**** Data

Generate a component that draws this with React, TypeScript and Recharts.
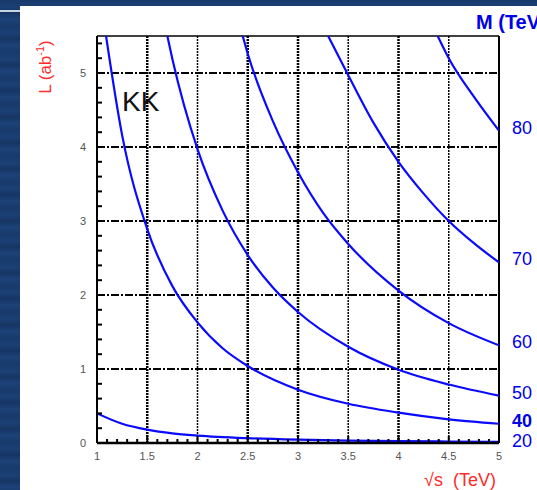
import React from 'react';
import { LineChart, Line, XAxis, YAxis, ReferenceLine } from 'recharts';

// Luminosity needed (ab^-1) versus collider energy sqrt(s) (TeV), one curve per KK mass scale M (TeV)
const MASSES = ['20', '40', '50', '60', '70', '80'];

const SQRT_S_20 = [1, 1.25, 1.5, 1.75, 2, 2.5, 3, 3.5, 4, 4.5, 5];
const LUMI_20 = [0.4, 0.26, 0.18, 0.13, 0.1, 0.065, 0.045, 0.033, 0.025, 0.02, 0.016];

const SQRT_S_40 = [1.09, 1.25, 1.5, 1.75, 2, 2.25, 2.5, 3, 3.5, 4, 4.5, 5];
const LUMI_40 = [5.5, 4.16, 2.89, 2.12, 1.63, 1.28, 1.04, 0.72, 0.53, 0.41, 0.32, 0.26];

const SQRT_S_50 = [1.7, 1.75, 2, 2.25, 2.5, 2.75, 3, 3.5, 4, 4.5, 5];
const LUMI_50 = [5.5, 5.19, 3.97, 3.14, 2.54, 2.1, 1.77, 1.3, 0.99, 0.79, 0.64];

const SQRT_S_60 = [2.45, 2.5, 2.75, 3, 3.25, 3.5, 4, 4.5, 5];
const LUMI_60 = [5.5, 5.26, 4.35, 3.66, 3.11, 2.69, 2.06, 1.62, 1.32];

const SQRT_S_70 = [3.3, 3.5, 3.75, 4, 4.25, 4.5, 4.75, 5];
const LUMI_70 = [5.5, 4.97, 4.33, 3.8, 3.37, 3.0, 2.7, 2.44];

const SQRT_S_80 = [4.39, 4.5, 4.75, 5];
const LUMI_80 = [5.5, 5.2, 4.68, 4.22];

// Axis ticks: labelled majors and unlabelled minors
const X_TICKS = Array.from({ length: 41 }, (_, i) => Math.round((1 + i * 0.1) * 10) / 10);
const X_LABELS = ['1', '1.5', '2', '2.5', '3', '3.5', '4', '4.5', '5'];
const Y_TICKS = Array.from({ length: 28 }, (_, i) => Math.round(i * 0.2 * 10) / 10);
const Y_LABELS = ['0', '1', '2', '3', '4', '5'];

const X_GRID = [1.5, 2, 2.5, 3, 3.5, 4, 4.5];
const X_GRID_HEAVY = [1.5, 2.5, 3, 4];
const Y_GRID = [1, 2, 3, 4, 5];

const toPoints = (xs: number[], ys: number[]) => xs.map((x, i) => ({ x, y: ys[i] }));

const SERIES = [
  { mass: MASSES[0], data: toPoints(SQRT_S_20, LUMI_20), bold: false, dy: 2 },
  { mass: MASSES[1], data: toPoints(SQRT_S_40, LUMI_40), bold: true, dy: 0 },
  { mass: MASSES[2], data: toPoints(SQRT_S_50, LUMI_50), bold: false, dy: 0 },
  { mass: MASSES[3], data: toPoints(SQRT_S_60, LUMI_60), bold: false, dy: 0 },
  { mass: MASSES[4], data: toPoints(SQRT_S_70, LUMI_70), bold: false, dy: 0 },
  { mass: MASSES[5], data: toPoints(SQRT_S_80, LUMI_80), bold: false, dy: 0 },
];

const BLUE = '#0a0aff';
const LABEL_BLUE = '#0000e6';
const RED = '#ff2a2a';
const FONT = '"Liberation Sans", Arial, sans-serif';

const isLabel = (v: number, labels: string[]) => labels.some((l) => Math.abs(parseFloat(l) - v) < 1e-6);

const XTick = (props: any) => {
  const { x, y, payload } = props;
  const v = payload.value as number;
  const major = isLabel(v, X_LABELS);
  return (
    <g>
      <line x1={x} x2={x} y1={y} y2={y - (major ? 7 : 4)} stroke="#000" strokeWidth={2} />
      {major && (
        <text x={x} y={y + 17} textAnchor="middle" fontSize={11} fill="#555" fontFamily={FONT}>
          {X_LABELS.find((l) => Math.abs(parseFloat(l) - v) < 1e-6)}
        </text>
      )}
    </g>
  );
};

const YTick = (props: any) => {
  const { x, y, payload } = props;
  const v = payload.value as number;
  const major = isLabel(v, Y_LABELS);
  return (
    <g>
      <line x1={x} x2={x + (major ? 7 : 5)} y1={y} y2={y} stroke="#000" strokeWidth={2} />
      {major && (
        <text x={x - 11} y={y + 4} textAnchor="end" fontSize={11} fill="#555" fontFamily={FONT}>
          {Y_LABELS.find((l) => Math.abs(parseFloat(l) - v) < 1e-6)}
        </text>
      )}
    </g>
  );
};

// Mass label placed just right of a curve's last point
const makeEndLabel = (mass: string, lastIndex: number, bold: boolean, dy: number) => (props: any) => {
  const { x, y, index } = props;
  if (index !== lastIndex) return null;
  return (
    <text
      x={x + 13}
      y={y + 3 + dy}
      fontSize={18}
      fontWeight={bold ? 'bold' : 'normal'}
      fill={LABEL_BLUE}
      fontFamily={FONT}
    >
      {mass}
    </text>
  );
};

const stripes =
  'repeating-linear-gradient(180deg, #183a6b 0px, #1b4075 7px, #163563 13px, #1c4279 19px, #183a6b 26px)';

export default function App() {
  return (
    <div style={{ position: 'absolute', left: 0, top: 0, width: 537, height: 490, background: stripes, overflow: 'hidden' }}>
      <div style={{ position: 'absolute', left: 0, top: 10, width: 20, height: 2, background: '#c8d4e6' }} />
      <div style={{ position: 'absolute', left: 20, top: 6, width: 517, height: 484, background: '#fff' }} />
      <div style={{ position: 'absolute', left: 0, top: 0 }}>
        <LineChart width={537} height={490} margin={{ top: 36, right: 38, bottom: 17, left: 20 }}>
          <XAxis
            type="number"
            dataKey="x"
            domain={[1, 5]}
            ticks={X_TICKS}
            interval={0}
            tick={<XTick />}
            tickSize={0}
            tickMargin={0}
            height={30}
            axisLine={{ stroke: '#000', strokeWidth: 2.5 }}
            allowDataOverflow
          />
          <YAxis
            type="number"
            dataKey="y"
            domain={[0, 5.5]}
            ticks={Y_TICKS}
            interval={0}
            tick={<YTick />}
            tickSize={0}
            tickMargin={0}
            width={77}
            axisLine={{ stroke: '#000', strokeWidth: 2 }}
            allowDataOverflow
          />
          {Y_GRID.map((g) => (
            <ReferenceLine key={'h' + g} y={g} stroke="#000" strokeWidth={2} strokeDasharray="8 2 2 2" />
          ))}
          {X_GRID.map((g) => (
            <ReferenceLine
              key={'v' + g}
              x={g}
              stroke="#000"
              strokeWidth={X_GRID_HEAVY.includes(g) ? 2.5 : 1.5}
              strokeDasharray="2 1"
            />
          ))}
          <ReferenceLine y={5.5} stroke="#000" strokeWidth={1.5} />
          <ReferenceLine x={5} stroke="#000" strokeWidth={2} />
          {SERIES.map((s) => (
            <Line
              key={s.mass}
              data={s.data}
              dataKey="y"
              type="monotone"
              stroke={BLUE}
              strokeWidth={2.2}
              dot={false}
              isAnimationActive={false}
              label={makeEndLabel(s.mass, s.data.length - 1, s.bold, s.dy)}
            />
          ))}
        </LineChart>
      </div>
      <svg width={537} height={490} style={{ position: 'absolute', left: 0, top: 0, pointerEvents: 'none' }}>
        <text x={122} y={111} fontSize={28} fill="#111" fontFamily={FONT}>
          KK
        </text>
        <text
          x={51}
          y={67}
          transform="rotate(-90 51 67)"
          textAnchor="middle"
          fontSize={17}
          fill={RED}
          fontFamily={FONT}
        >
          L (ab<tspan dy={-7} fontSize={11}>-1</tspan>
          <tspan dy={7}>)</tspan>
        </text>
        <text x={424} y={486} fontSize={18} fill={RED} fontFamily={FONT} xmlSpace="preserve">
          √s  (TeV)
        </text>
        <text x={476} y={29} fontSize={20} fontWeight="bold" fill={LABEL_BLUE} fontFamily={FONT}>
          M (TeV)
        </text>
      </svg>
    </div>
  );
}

********

Omitting all pictures, restate exactly the lines of the material from its start through the line that contains "0.99, 0.79, 0.64];".

Generate a component that draws this with React, TypeScript and Recharts.
import React from 'react';
import { LineChart, Line, XAxis, YAxis, ReferenceLine } from 'recharts';

// Luminosity needed (ab^-1) versus collider energy sqrt(s) (TeV), one curve per KK mass scale M (TeV)
const MASSES = ['20', '40', '50', '60', '70', '80'];

const SQRT_S_20 = [1, 1.25, 1.5, 1.75, 2, 2.5, 3, 3.5, 4, 4.5, 5];
const LUMI_20 = [0.4, 0.26, 0.18, 0.13, 0.1, 0.065, 0.045, 0.033, 0.025, 0.02, 0.016];

const SQRT_S_40 = [1.09, 1.25, 1.5, 1.75, 2, 2.25, 2.5, 3, 3.5, 4, 4.5, 5];
const LUMI_40 = [5.5, 4.16, 2.89, 2.12, 1.63, 1.28, 1.04, 0.72, 0.53, 0.41, 0.32, 0.26];

const SQRT_S_50 = [1.7, 1.75, 2, 2.25, 2.5, 2.75, 3, 3.5, 4, 4.5, 5];
const LUMI_50 = [5.5, 5.19, 3.97, 3.14, 2.54, 2.1, 1.77, 1.3, 0.99, 0.79, 0.64];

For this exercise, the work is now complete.